Zombie Defense Tactics: Local martial artist teaches humans to fend off brain-eaters
Brent Bingham doesn't believe in zombies. Not the kind that rise from the dead and eat your brain, anyway. But that isn't stopping him from teaching people how to beat the living (or undead, or whatever) crap out of them.
"Zombies are a metaphor," says Bingham, a Denver martial arts instructor. "We utilize the theme of the zombie as a common enemy to create a community that supports each other." Bingham pauses and reconsiders.
"But when and if they do show up, I'm kicking their ass."
He and an army of teenage boys, women, and the reluctant husbands they dragged to Bingham's overly dramatic Zombie Defense Tactics class. Tagline: "Don't be a meatsnack."
Bingham says the whole zombie-defense thing started with a phone call from a friend. "One day he called me and said... 'Would we be willing to teach a zombie self-defense class?' I said, 'Fuck yeah! We're totally going to do that, and we're going to smash some melons!'"
Bingham's Zombie Defense Tactics classes go something like this: A group of twenty-five or more students partake in a round of Humans vs. Zombies, the elaborate "tag" game that caused the University of Colorado to ban Nerf guns on campus last year. Then, once the humans see that it's not so easy to escape from zombies, Bingham teaches them a series of self-defense moves.
"We teach four maneuvers you can use to fend off an actual attack -- whether it's a zombie or some drunk asshole at a bar or a rapist," Bingham says. "We're addressing real world things with a fantasy theme."

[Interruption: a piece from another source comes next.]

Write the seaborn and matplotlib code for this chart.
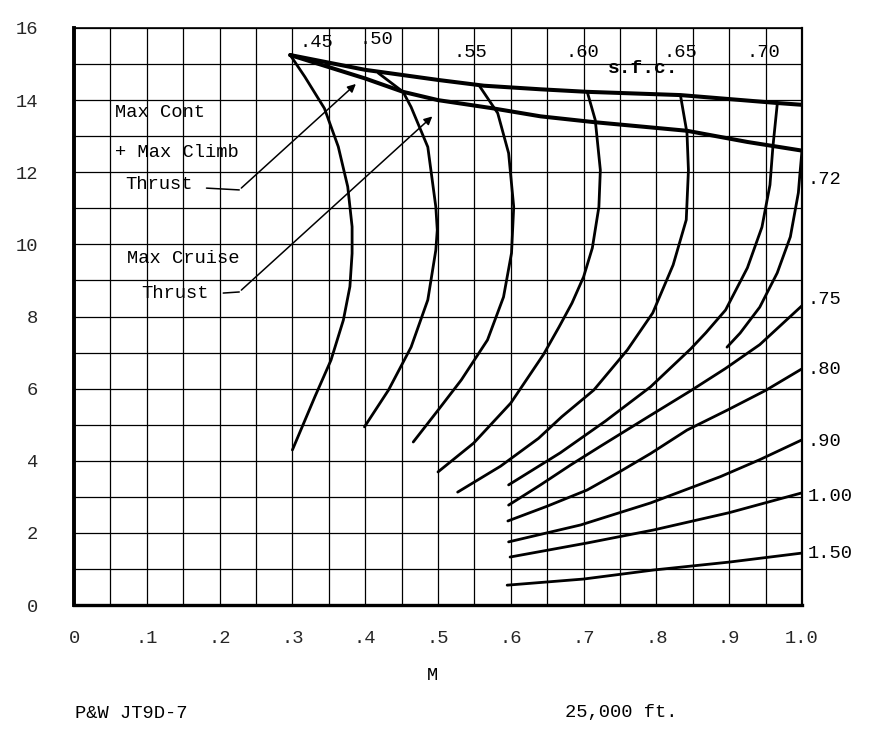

Bingham says he's also trying to get people off their butts. "We're trying to identify something for teens and adults who normally wouldn't take a fitness class," he says. "They don't want to go to 24 Hour Fitness. They don't want a personal trainer who yells at them and throws cupcakes at them. They want to have fun. "
And you know what's fun? Smashing melons. "At the end of the class, we dress up melons with zombie costumes and put them on sticks. And we let each participant whack it," Bingham says. "The melon bash is fun because we use real weapons: shovels, baseball bats, crowbars, hockey sticks -- stuff you'd see in your shed or in your garage or in any zombie movie. It's total hilarity."
But so far, only one hundred humans (mostly women and teen boys) have taken part in the faux-zombie-smashing fun. So to drum up business, Bingham is embarking on a free speaking tour. For the low cost of zero dollars, Bingham will show up to your workplace, book club or new moms group and give one of three thirty-minute talks: "Five Keys to Surviving the Zombie Apocalypse;" "Zombie Nutrition: A Meatsnack's Guide to Z'pocalypse Preparedness;" or "Fast Fitness and Defense for the Bait-Class Individual."
Bingham calls the lectures Zombie Survival 101. "It's completely off-the-wall, insane, crazy and funny," Bingham says. Not to mention unique. "No one else in Denver is offering free zombie education that I know of," he adds.
And even if you don't believe in zombies, Bingham argues his classes could come in handy anyway. "If you've ever seen a drunken homeless guy walking down the street with nothing but his own survival on his mind, that's what a zombie is," he explains.
Just cross your fingers that the homeless guy has a melon for a head.